Problem description: With the pictures omitted, write out the entries that follow exactly as they stand.
··········
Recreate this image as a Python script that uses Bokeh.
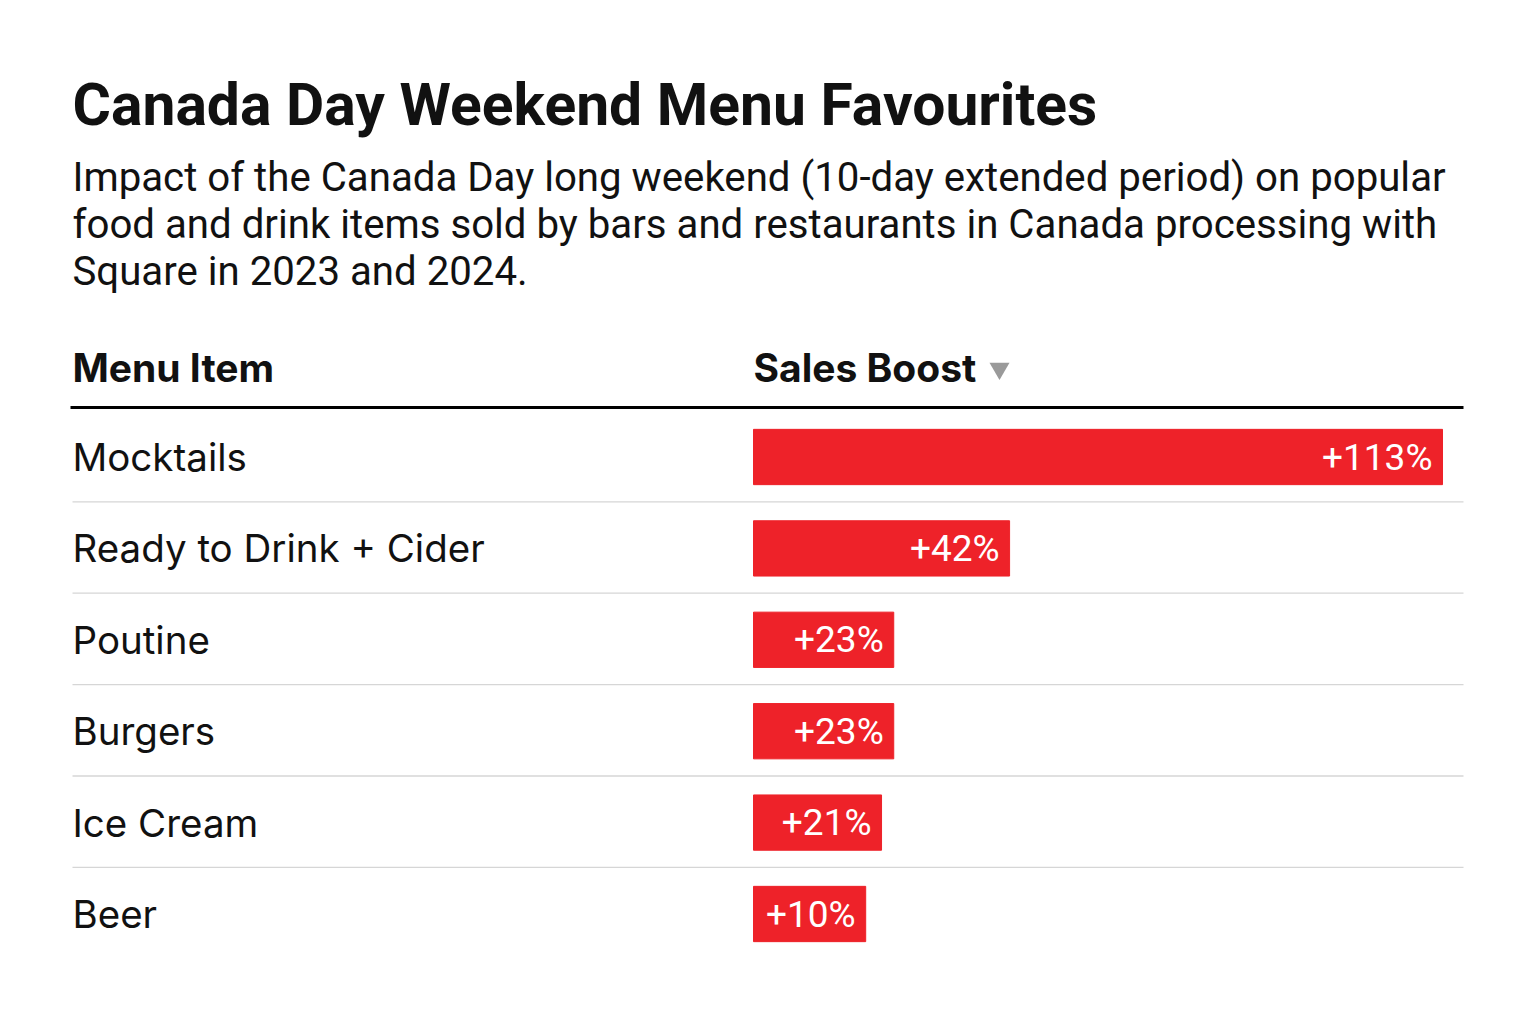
import numpy as np
from bokeh.plotting import figure
from bokeh.models import Range1d
from bokeh.core.properties import value
from bokeh.embed import file_html
from bokeh.resources import INLINE

# ---- data ----
items = ["Mocktails", "Ready to Drink + Cider", "Poutine", "Burgers", "Ice Cream", "Beer"]
boost = [113, 42, 23, 23, 21, 10]
labels = ["+113%", "+42%", "+23%", "+23%", "+21%", "+10%"]

title = "Canada Day Weekend Menu Favourites"
subtitle = [
    "Impact of the Canada Day long weekend (10-day extended period) on popular",
    "food and drink items sold by bars and restaurants in Canada processing with",
    "Square in 2023 and 2024.",
]
col_item = "Menu Item"
col_boost = "Sales Boost"

# ---- layout (pixels on the canvas) ----
W, H = 1520, 1008
KX = 689 / 113.0          # px per percentage point
X0 = 753                  # px of 0%
KY = 91.4                 # px per row
Y0 = 456.5                # px of first row centre
MIN_BAR = 18.4            # minimum bar length so the label fits

x_start = -X0 / KX
x_end = (W - X0) / KX
y_top = -Y0 / KY
y_bottom = (H - Y0) / KY


def px(x):
    return x_start + x / KX


def py(y):
    return y_top + y / KY


p = figure(width=W, height=H, output_backend="svg", toolbar_location=None,
           x_range=Range1d(x_start, x_end), y_range=Range1d(y_bottom, y_top),
           min_border=0, outline_line_color=None, background_fill_color="white",
           border_fill_color="white")
p.axis.visible = False
p.grid.visible = False

rows = list(range(len(items)))
bar_right = list(np.maximum(np.array(boost, dtype=float), MIN_BAR))

RED = "#EE2229"
p.hbar(y=rows, left=0, right=bar_right, height=0.605, fill_color=RED,
       line_color=RED)

# separators
for i in range(len(items) - 1):
    p.line(x=[px(72), px(1463)], y=[i + 0.49, i + 0.49], line_color="#d6d6d6",
           line_width=1.3)
# header rule
p.line(x=[px(70), px(1463)], y=[py(407), py(407)], line_color="black", line_width=3)

# row labels
p.text(x=[px(72)] * len(items), y=rows, text=items,
       text_font=value("Inter"), text_font_size="38.5px", text_color="#111111",
       text_baseline="middle", text_align="left")

# bar labels
p.text(x=bar_right, y=rows, text=labels, x_offset=-10,
       text_font=value("Roboto"), text_font_size="37px", text_color="white",
       text_baseline="middle", text_align="right")

# column headers
p.text(x=[px(72)], y=[py(367)], text=[col_item], text_font=value("Inter"),
       text_font_size="39px", text_font_style="bold", text_color="#111111",
       text_baseline="middle")
p.text(x=[0], y=[py(367)], text=[col_boost], text_font=value("Inter"),
       text_font_size="39px", text_font_style="bold", text_color="#111111",
       text_baseline="middle")
p.scatter(x=[px(999)], y=[py(368)], marker="inverted_triangle", size=20,
          fill_color="#9a9a9a", line_color=None)

# title + subtitle
p.text(x=[px(72)], y=[py(103.5)], text=[title], text_font=value("Roboto"),
       text_font_size="58.8px", text_font_style="bold", text_color="#111111",
       text_baseline="middle")
for j, line in enumerate(subtitle):
    p.text(x=[px(72)], y=[py(176.5 + 47 * j)], text=[line], text_font=value("Roboto"),
           text_font_size="40.2px", text_color="#111111", text_baseline="middle")

open("out.html", "w").write(file_html(p, INLINE))
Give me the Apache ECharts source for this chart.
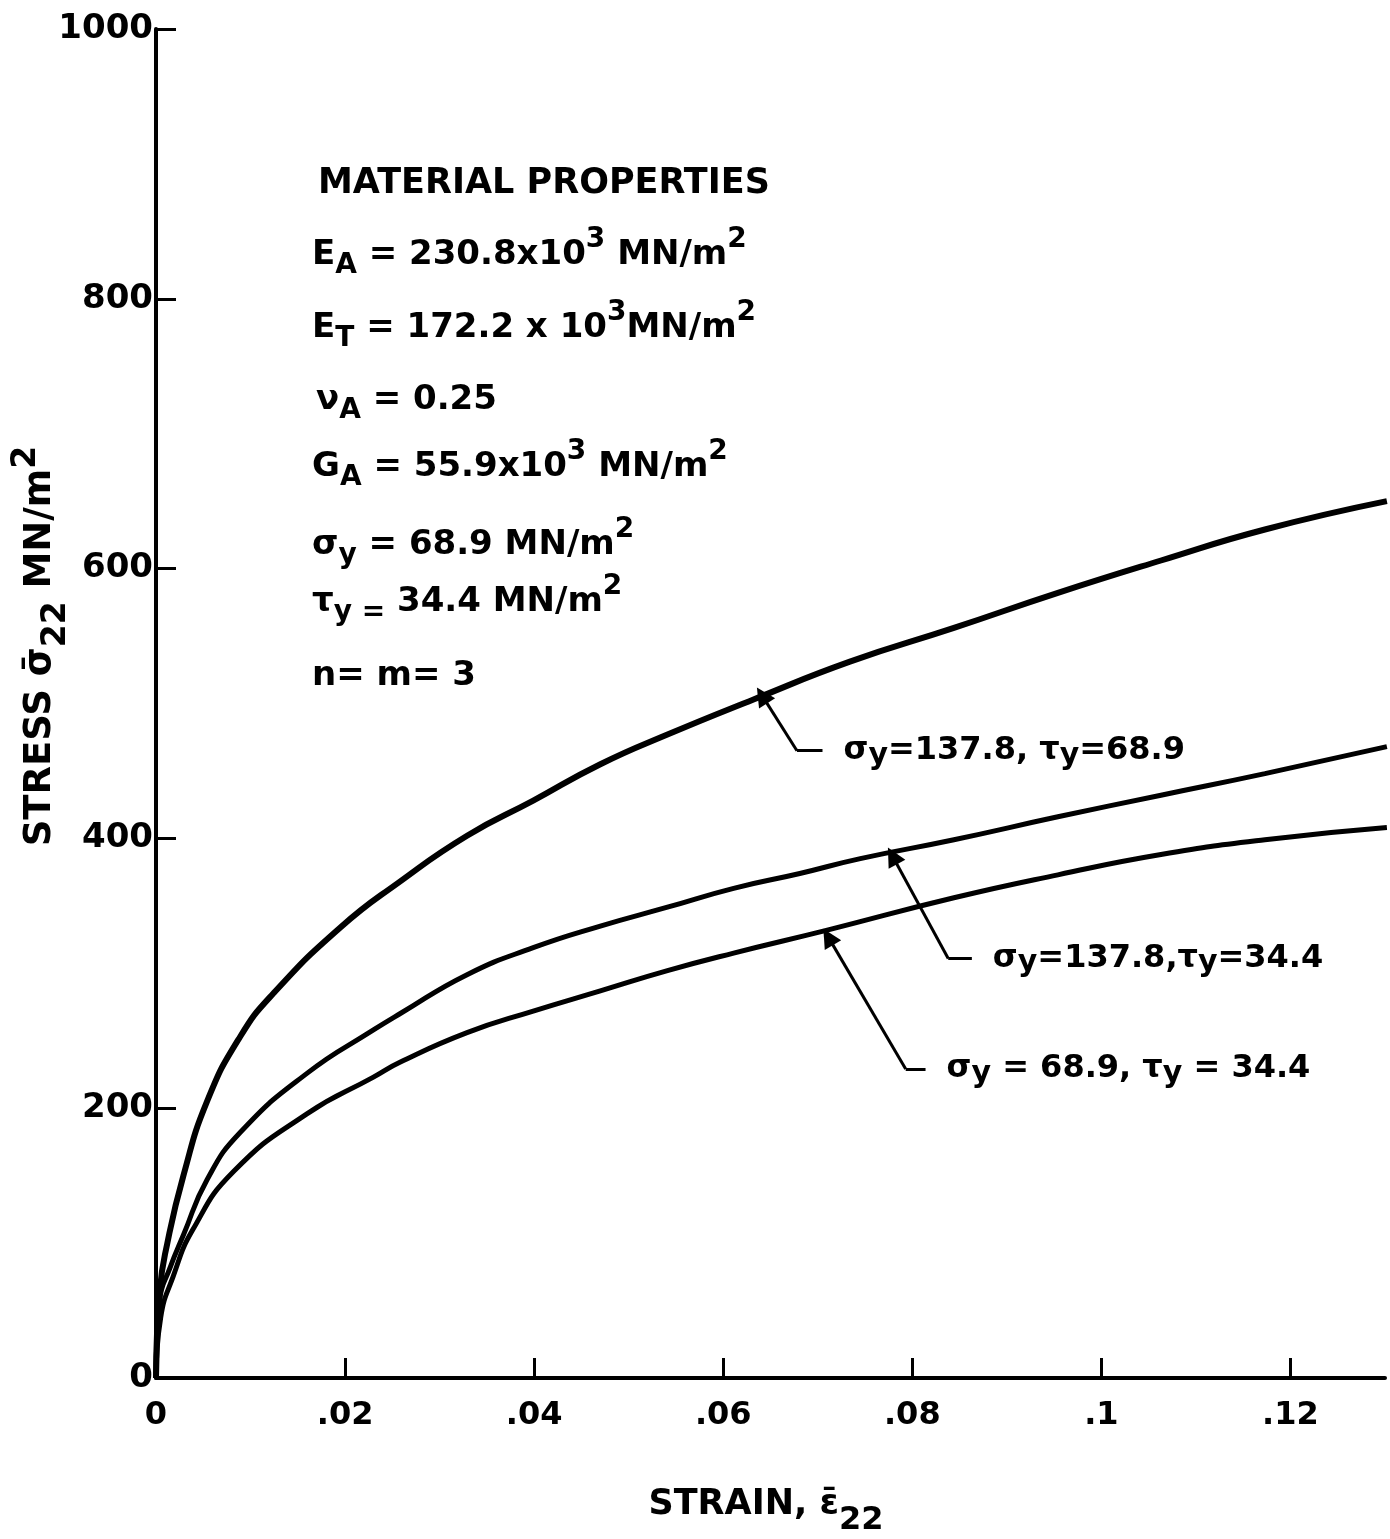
··········
Solution:
Recreate this image as a Python script that uses Bokeh.
import numpy as np
from bokeh.plotting import figure
from bokeh.models import Range1d
from bokeh.core.properties import value
from bokeh.embed import file_html
from bokeh.resources import INLINE

# ---- data ----
items = ["Mocktails", "Ready to Drink + Cider", "Poutine", "Burgers", "Ice Cream", "Beer"]
boost = [113, 42, 23, 23, 21, 10]
labels = ["+113%", "+42%", "+23%", "+23%", "+21%", "+10%"]

title = "Canada Day Weekend Menu Favourites"
subtitle = [
    "Impact of the Canada Day long weekend (10-day extended period) on popular",
    "food and drink items sold by bars and restaurants in Canada processing with",
    "Square in 2023 and 2024.",
]
col_item = "Menu Item"
col_boost = "Sales Boost"

# ---- layout (pixels on the canvas) ----
W, H = 1520, 1008
KX = 689 / 113.0          # px per percentage point
X0 = 753                  # px of 0%
KY = 91.4                 # px per row
Y0 = 456.5                # px of first row centre
MIN_BAR = 18.4            # minimum bar length so the label fits

x_start = -X0 / KX
x_end = (W - X0) / KX
y_top = -Y0 / KY
y_bottom = (H - Y0) / KY


def px(x):
    return x_start + x / KX


def py(y):
    return y_top + y / KY


p = figure(width=W, height=H, output_backend="svg", toolbar_location=None,
           x_range=Range1d(x_start, x_end), y_range=Range1d(y_bottom, y_top),
           min_border=0, outline_line_color=None, background_fill_color="white",
           border_fill_color="white")
p.axis.visible = False
p.grid.visible = False

rows = list(range(len(items)))
bar_right = list(np.maximum(np.array(boost, dtype=float), MIN_BAR))

RED = "#EE2229"
p.hbar(y=rows, left=0, right=bar_right, height=0.605, fill_color=RED,
       line_color=RED)

# separators
for i in range(len(items) - 1):
    p.line(x=[px(72), px(1463)], y=[i + 0.49, i + 0.49], line_color="#d6d6d6",
           line_width=1.3)
# header rule
p.line(x=[px(70), px(1463)], y=[py(407), py(407)], line_color="black", line_width=3)

# row labels
p.text(x=[px(72)] * len(items), y=rows, text=items,
       text_font=value("Inter"), text_font_size="38.5px", text_color="#111111",
       text_baseline="middle", text_align="left")

# bar labels
p.text(x=bar_right, y=rows, text=labels, x_offset=-10,
       text_font=value("Roboto"), text_font_size="37px", text_color="white",
       text_baseline="middle", text_align="right")

# column headers
p.text(x=[px(72)], y=[py(367)], text=[col_item], text_font=value("Inter"),
       text_font_size="39px", text_font_style="bold", text_color="#111111",
       text_baseline="middle")
p.text(x=[0], y=[py(367)], text=[col_boost], text_font=value("Inter"),
       text_font_size="39px", text_font_style="bold", text_color="#111111",
       text_baseline="middle")
p.scatter(x=[px(999)], y=[py(368)], marker="inverted_triangle", size=20,
          fill_color="#9a9a9a", line_color=None)

# title + subtitle
p.text(x=[px(72)], y=[py(103.5)], text=[title], text_font=value("Roboto"),
       text_font_size="58.8px", text_font_style="bold", text_color="#111111",
       text_baseline="middle")
for j, line in enumerate(subtitle):
    p.text(x=[px(72)], y=[py(176.5 + 47 * j)], text=[line], text_font=value("Roboto"),
           text_font_size="40.2px", text_color="#111111", text_baseline="middle")

open("out.html", "w").write(file_html(p, INLINE))
Give me the Apache ECharts source for this chart.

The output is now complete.